4. Client-Side Considerations

Your API contract must be clear. Clients should generate a high-entropy key (like a UUIDv4) and use the same key for retries of the same conceptual operation. They must generate a new key for a new operation. The server-side logic we've built is only as good as the client's adherence to this contract.

Alternatives and When Not to Use This Pattern

* Redis-based Locking (e.g., Redlock): Using a SET NX command in Redis is a common alternative.

* Pros: Can be faster as Redis is in-memory. Decouples locking from your primary database.

* Cons: Introduces another system to manage, monitor, and scale. Distributed locking in Redis has its own complexities and failure modes (see Martin Kleppmann's critique of Redlock). Our PostgreSQL approach keeps the locking mechanism and the data in the same transactional system, simplifying consistency.
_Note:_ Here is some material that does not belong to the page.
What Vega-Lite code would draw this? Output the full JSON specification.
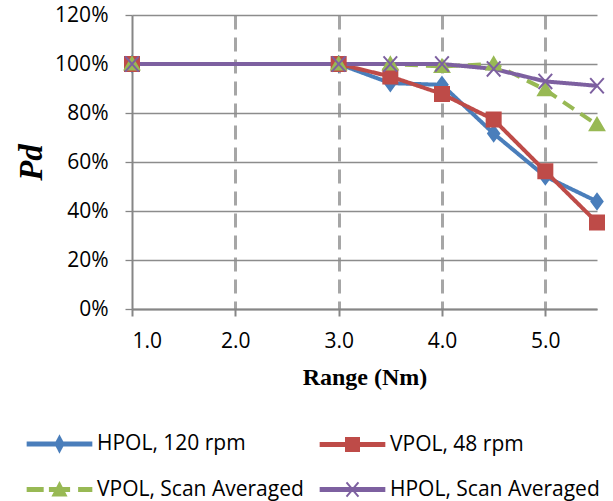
{
  "$schema": "https://vega.github.io/schema/vega-lite/v6.json",
  "width": 465,
  "height": 294,
  "autosize": "none",
  "padding": {"left": 132, "top": 15, "right": 16, "bottom": 192},
  "background": "white",
  "config": {"view": {"stroke": null}, "font": "Open Sans"},
  "data": {
    "values": [
      {"series": "HPOL, 120 rpm", "range": 1.0, "pd": 1.0},
      {"series": "HPOL, 120 rpm", "range": 3.0, "pd": 1.0},
      {"series": "HPOL, 120 rpm", "range": 3.5, "pd": 0.922},
      {"series": "HPOL, 120 rpm", "range": 4.0, "pd": 0.915},
      {"series": "HPOL, 120 rpm", "range": 4.5, "pd": 0.716},
      {"series": "HPOL, 120 rpm", "range": 5.0, "pd": 0.541},
      {"series": "HPOL, 120 rpm", "range": 5.5, "pd": 0.439},
      {"series": "VPOL, 48 rpm", "range": 1.0, "pd": 1.0},
      {"series": "VPOL, 48 rpm", "range": 3.0, "pd": 1.0},
      {"series": "VPOL, 48 rpm", "range": 3.5, "pd": 0.949},
      {"series": "VPOL, 48 rpm", "range": 4.0, "pd": 0.878},
      {"series": "VPOL, 48 rpm", "range": 4.5, "pd": 0.773},
      {"series": "VPOL, 48 rpm", "range": 5.0, "pd": 0.562},
      {"series": "VPOL, 48 rpm", "range": 5.5, "pd": 0.353},
      {"series": "VPOL, Scan Averaged", "range": 1.0, "pd": 1.0},
      {"series": "VPOL, Scan Averaged", "range": 3.0, "pd": 1.0},
      {"series": "VPOL, Scan Averaged", "range": 3.5, "pd": 1.0},
      {"series": "VPOL, Scan Averaged", "range": 4.0, "pd": 0.99},
      {"series": "VPOL, Scan Averaged", "range": 4.5, "pd": 1.0},
      {"series": "VPOL, Scan Averaged", "range": 5.0, "pd": 0.895},
      {"series": "VPOL, Scan Averaged", "range": 5.5, "pd": 0.752},
      {"series": "HPOL, Scan Averaged", "range": 1.0, "pd": 1.0},
      {"series": "HPOL, Scan Averaged", "range": 3.0, "pd": 1.0},
      {"series": "HPOL, Scan Averaged", "range": 3.5, "pd": 1.0},
      {"series": "HPOL, Scan Averaged", "range": 4.0, "pd": 1.0},
      {"series": "HPOL, Scan Averaged", "range": 4.5, "pd": 0.98},
      {"series": "HPOL, Scan Averaged", "range": 5.0, "pd": 0.929},
      {"series": "HPOL, Scan Averaged", "range": 5.5, "pd": 0.911}
    ]
  },
  "encoding": {
    "x": {
      "field": "range",
      "type": "quantitative",
      "scale": {"domain": [1, 5.5], "nice": false, "zero": false},
      "axis": {
        "values": [1, 2, 3, 4, 5],
        "format": ".1f",
        "title": "Range (Nm)",
        "grid": true,
        "gridDash": [14, 8],
        "gridWidth": 3,
        "gridColor": "#a6a6a6",
        "gridOpacity": {"condition": {"test": "datum.value == 1", "value": 0}, "value": 1},
        "domainColor": "#868686",
        "domainWidth": 2,
        "tickColor": "#868686",
        "tickWidth": 2,
        "tickSize": 7,
        "labelFont": "Open Sans",
        "labelFontSize": 21,
        "labelColor": "#000000",
        "labelPadding": 14,
        "titleFont": "Liberation Serif",
        "titleFontSize": 24,
        "titleFontWeight": "bold",
        "titleColor": "#000000",
        "titlePadding": 14
      }
    },
    "y": {
      "field": "pd",
      "type": "quantitative",
      "scale": {"domain": [0, 1.2], "nice": false},
      "axis": {
        "values": [0, 0.2, 0.4, 0.6, 0.8, 1.0, 1.2],
        "format": ".0%",
        "title": "Pd",
        "grid": true,
        "gridColor": "#8c8c8c",
        "gridWidth": 1.3,
        "domainColor": "#868686",
        "domainWidth": 2,
        "tickColor": "#868686",
        "tickWidth": 1.3,
        "tickSize": 7,
        "labelFont": "Open Sans",
        "labelFontSize": 21,
        "labelColor": "#000000",
        "labelPadding": 17,
        "titleFont": "Liberation Serif",
        "titleFontSize": 33,
        "titleFontStyle": "italic",
        "titleFontWeight": "bold",
        "titleColor": "#000000",
        "titlePadding": 6
      }
    }
  },
  "layer": [
    {
      "mark": {"type": "line", "strokeWidth": 4, "strokeJoin": "round"},
      "encoding": {
        "color": {
          "field": "series",
          "type": "nominal",
          "scale": {
            "domain": ["HPOL, 120 rpm", "VPOL, Scan Averaged", "VPOL, 48 rpm", "HPOL, Scan Averaged"],
            "range": ["#4A7EBB", "#98B954", "#BE4B48", "#7D60A0"]
          },
          "legend": {
            "title": null,
            "orient": "none",
            "legendX": -83,
            "legendY": 418,
            "columns": 2,
            "columnPadding": 12,
            "rowPadding": 22,
            "labelFont": "Open Sans",
            "labelFontSize": 21,
            "labelColor": "#000000",
            "labelOffset": 27,
            "labelLimit": 300,
            "symbolSize": 256,
            "symbolStrokeWidth": 2,
            "encode": {
              "symbols": {
                "update": {
                  "shape": {"signal": "datum.value === 'HPOL, 120 rpm' ? 'M-3.98,-0.19H3.98V0.19H-3.98Z M0,-0.94L0.5,0L0,0.94L-0.5,0Z' : datum.value === 'VPOL, 48 rpm' ? 'M-3.98,-0.19H3.98V0.19H-3.98Z M-0.81,-0.81H0.81V0.81H-0.81Z' : datum.value === 'VPOL, Scan Averaged' ? 'M-3.98,-0.19H-2.1V0.19H-3.98Z M2.45,-0.19H3.98V0.19H2.45Z M-1.2,-0.19H1.2V0.19H-1.2Z M0,-0.8L0.8,0.75H-0.8Z' : 'M-3.98,-0.19H3.98V0.19H-3.98Z M-0.75,-0.9L0.75,0.9 M-0.75,0.9L0.75,-0.9'"},
                  "fill": {"signal": "scale('color', datum.value)"},
                  "stroke": {"signal": "scale('color', datum.value)"},
                  "strokeWidth": {"value": 2},
                  "strokeDash": {"value": [1, 0]},
                  "opacity": {"value": 1}
                }
              }
            }
          }
        },
        "strokeDash": {
          "field": "series",
          "type": "nominal",
          "scale": {
            "domain": ["HPOL, 120 rpm", "VPOL, 48 rpm", "VPOL, Scan Averaged", "HPOL, Scan Averaged"],
            "range": [[1, 0], [1, 0], [13, 8], [1, 0]]
          },
          "legend": null
        }
      }
    },
    {
      "transform": [{"filter": "datum.series === 'HPOL, 120 rpm'"}],
      "mark": {"type": "point", "filled": true, "strokeWidth": 2, "size": 256, "opacity": 1, "shape": "M0,-0.95L0.7,0L0,0.95L-0.7,0Z", "fill": "#4A7EBB", "stroke": "#4A7EBB"}
    },
    {
      "transform": [{"filter": "datum.series === 'VPOL, 48 rpm'"}],
      "mark": {"type": "point", "filled": true, "strokeWidth": 2, "size": 256, "opacity": 1, "shape": "M-0.875,-0.875H0.875V0.875H-0.875Z", "fill": "#BE4B48", "stroke": "#BE4B48"}
    },
    {
      "transform": [{"filter": "datum.series === 'VPOL, Scan Averaged'"}],
      "mark": {"type": "point", "filled": true, "strokeWidth": 2, "size": 256, "opacity": 1, "shape": "M0,-0.85L0.9,0.7H-0.9Z", "fill": "#98B954", "stroke": "#98B954"}
    },
    {
      "transform": [{"filter": "datum.series === 'HPOL, Scan Averaged'"}],
      "mark": {"type": "point", "filled": false, "strokeWidth": 2, "size": 256, "opacity": 1, "shape": "M-0.85,-0.95L0.85,0.95M-0.85,0.95L0.85,-0.95", "stroke": "#7D60A0"}
    }
  ]
}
* INSERT ... ON CONFLICT DO NOTHING: This is a simpler atomic operation.

    INSERT INTO idempotency_keys (key, user_id) VALUES ($1, $2) ON CONFLICT (key, user_id) DO NOTHING;

* Limitation: This only tells you if the insert was successful (it was the first) or not. It doesn't allow you to retrieve the cached response from the first request. It's suitable for fire-and-forget operations where you only need to guarantee at-most-once execution, but not for idempotent GET-after-POST style operations.

When is this overkill? This pattern is designed for critical, state-changing mutations. For non-critical operations or read-only endpoints, it's unnecessary complexity. Always apply it judiciously where the cost of duplicate execution is high.

By leveraging PostgreSQL's often-overlooked advisory locks, we can build truly robust, race-condition-free idempotency layers that are performant, scalable, and reside within the same trusted data store as our business logic, providing a powerful pattern for any senior engineer's toolkit.